Quando pendurou o casaco, derrubou dois e não fez menção de os apanhar.
Fui ao seu encontro. Olhei para os casacos caídos. E o moço falou: "não fui eu!"
Fitei-o, calma e insistentemente.
O moço voltou à fala: "não são meus!"
Voltei o meu olhar para os casacos.
O moço voltou atrás, apanhou-os e pendurou-os nos cabides de onde os tinha
arrancado.
No fim da tarde, uma senhora entrou na escola, dirigiu-se ao vestiário, pegou no casaco do moço, atirando um outro
casaco ao chão.
Não se abaixou para o apanhar.
Segunda situação: portas fechadas, o avião acabava o abastecimento de combustível. A tripulação avisava ser proibido
o uso de celulares. Os celulares tocavam e muitos passageiros faziam ouvidos de mercador, ligando para familiares e
amigos.
O avião chegou ao final da pista, preparava-se para decolar.

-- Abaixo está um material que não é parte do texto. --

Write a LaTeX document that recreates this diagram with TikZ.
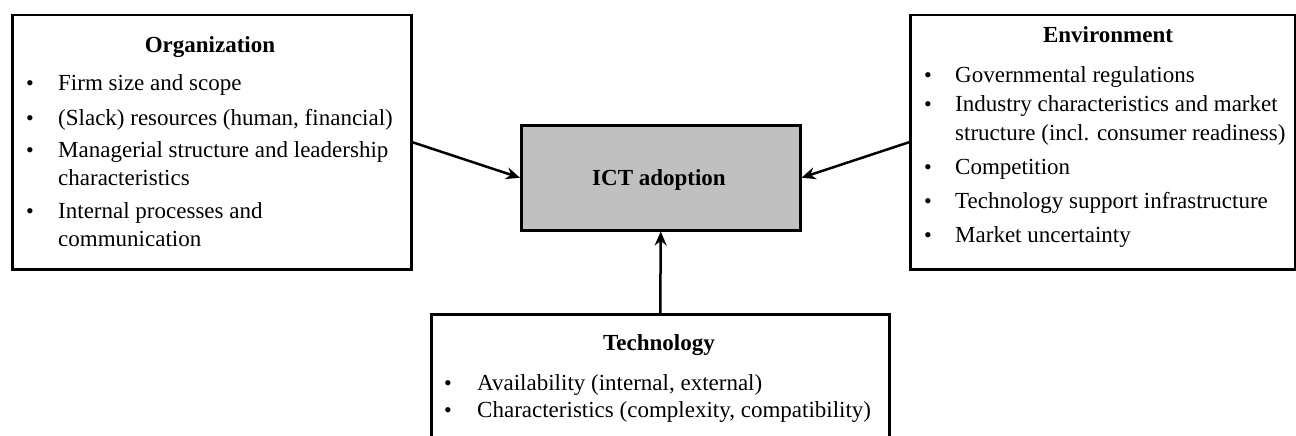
\documentclass[tikz,border=0pt]{standalone}
\usepackage{fontspec}
\setmainfont{Liberation Serif}
\usetikzlibrary{arrows.meta}
\tikzset{
  box/.style={draw=black, line width=2.5pt, rectangle, inner sep=0pt, anchor=north west},
  ictbox/.style={box, fill=ictgray},
  itemtxt/.style={anchor=base west, inner sep=0pt, font=\fontsize{23}{27}\selectfont},
  bul/.style={anchor=base, inner sep=0pt, font=\fontsize{22}{26}\selectfont},
  ttl/.style={anchor=base, inner sep=0pt, font=\fontsize{23}{27}\selectfont\bfseries},
  conn/.style={line width=2.5pt, -{Stealth[length=14pt,width=12pt]}}
}
\definecolor{ictgray}{RGB}{192,192,192}
\begin{document}
\begin{tikzpicture}[x=1pt,y=-1pt]
\useasboundingbox (0,0) rectangle (1296,436);
\clip (0,0) rectangle (1296,436);
% boxes
\node[box, minimum width=399pt, minimum height=254pt] (org) at (11,14) {};
\node[box, minimum width=385pt, minimum height=254pt] (env) at (909,14) {};
\node[box, minimum width=458pt, minimum height=160pt] (tech) at (430,313) {};
\node[ictbox, minimum width=279pt, minimum height=105pt] (ict) at (520,124) {};
\node[ttl] (ictt) at (659,185) {ICT adoption};
% Organization
\node[ttl] (orgt) at (210,53) {Organization};
\node[bul] (ob1) at (30,91) {•};
\node[itemtxt] (oi1) at (58,91) {Firm size and scope};
\node[bul] (ob2) at (30,125) {•};
\node[itemtxt] (oi2) at (58,125) {(Slack) resources (human, financial)};
\node[bul] (ob3) at (30,157) {•};
\node[itemtxt] (oi3) at (58,157) {Managerial structure and leadership};
\node[itemtxt] (oi3b) at (58,185) {characteristics};
\node[bul] (ob4) at (30,218) {•};
\node[itemtxt] (oi4) at (58,218) {Internal processes and};
\node[itemtxt] (oi4b) at (58,246) {communication};
% Environment
\node[ttl] (envt) at (1108,43) {Environment};
\node[bul] (eb1) at (928,82) {•};
\node[itemtxt] (ei1) at (955,82) {Governmental regulations};
\node[bul] (eb2) at (928,111) {•};
\node[itemtxt] (ei2) at (955,111) {Industry characteristics and market};
\node[itemtxt] (ei2b) at (955,140) {structure (incl. consumer readiness)};
\node[bul] (eb3) at (928,174) {•};
\node[itemtxt] (ei3) at (955,174) {Competition};
\node[bul] (eb4) at (928,208) {•};
\node[itemtxt] (ei4) at (955,208) {Technology support infrastructure};
\node[bul] (eb5) at (928,242) {•};
\node[itemtxt] (ei5) at (955,242) {Market uncertainty};
% Technology
\node[ttl] (techt) at (659,350) {Technology};
\node[bul] (tb1) at (448,390) {•};
\node[itemtxt] (ti1) at (477,390) {Availability (internal, external)};
\node[bul] (tb2) at (448,417) {•};
\node[itemtxt] (ti2) at (477,417) {Characteristics (complexity, compatibility)};
% connectors
\draw[conn] (org.east) -- (ict.west);
\draw[conn] (env.west) -- (ict.east);
\draw[conn] (tech.north) -- (ict.south);
\end{tikzpicture}
\end{document}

A aeromoça insistia: "minha senhora, faça o favor de
apertar o cinto da sua filha".
"Ela não deixa colocar o cinto. Não consigo convencê-la."
Quando a mamã insiste - "Vá lá, meu anjinho, deixa mamãe pôr o cinto!" - apanha uma sonora bofetada do seu anjinho.
Encolhe-se. Sorri para a aeromoça:
"não vê que é uma criança..." E, durante toda a viagem, sapatos sujos em cima do assento, a criança premiu o botão de chamada, arrancou e destruiu tudo a que pode deitar a mão. Impunemente.
O avião aproximava-se da manga de desembarque.
Três vezes a aeromoça apelou: "por favor, permaneçam sentados
até a paragem completa da aeronave".
Repetiu o apelo em língua inglesa. Os passageiros levantados não voltaram a sentar-se. Presumo que fossem surdos, ou que não fossem ingleses...
Terceira situação: um jovenzinho de aspecto boçal descalçou-se, inundando o ônibus de um cheiro nauseabundo.
Pousou um pé no espaldar do assento à frente.
A passageira da frente sentiu o contacto do pé (e do odor), encolheu-se e voltou o rosto para a janela.
A moral da história... Provavelmente, quase todos os protagonistas destes episódios exemplares terão andado na
escola.
Certamente, os jovenzinhos tiveram pais, parentes e amigos. Educação não tiveram. Quem os ajudou a crescer?
A Hannah Arendt dizia que as pessoas que não quisessem ter responsabilidade pelo mundo não deveriam ter filhos e
que "os pais não exercem a sua autoridade e deixam os seus filhos nas mãos de chefetes que os lançam no conformismo e na delinquência".
A educação deveria começar na "domus" e continuar no seio da escola e da cidade, porque os filhos não nascem com
manual para uso dos pais e urge assegurar o preceito de Napoleão: a educação de uma criança começa 20 anos antes de ela nascer. Porém, os infantes são guetizados em instituições de rituais sem sentido e entregues à TV, às consolas de jogos, à internet.
Será preciso proteger as crianças da demissão das famílias?
Ter-se-á de inibir o poder paternal?
A escola pode ser um lugar de reparação dos males da deseducação, quando instituir estruturas de convivencialidade,
um permanente e equilibrado diálogo com as famílias.
Quando for um lugar onde a autoestima ande a par com a
heteroestima, onde cada ser seja individualmente responsável pelos atos de todos os outros.
Onde autoridade rime com liberdade e a firmeza possa rimar com delicadeza.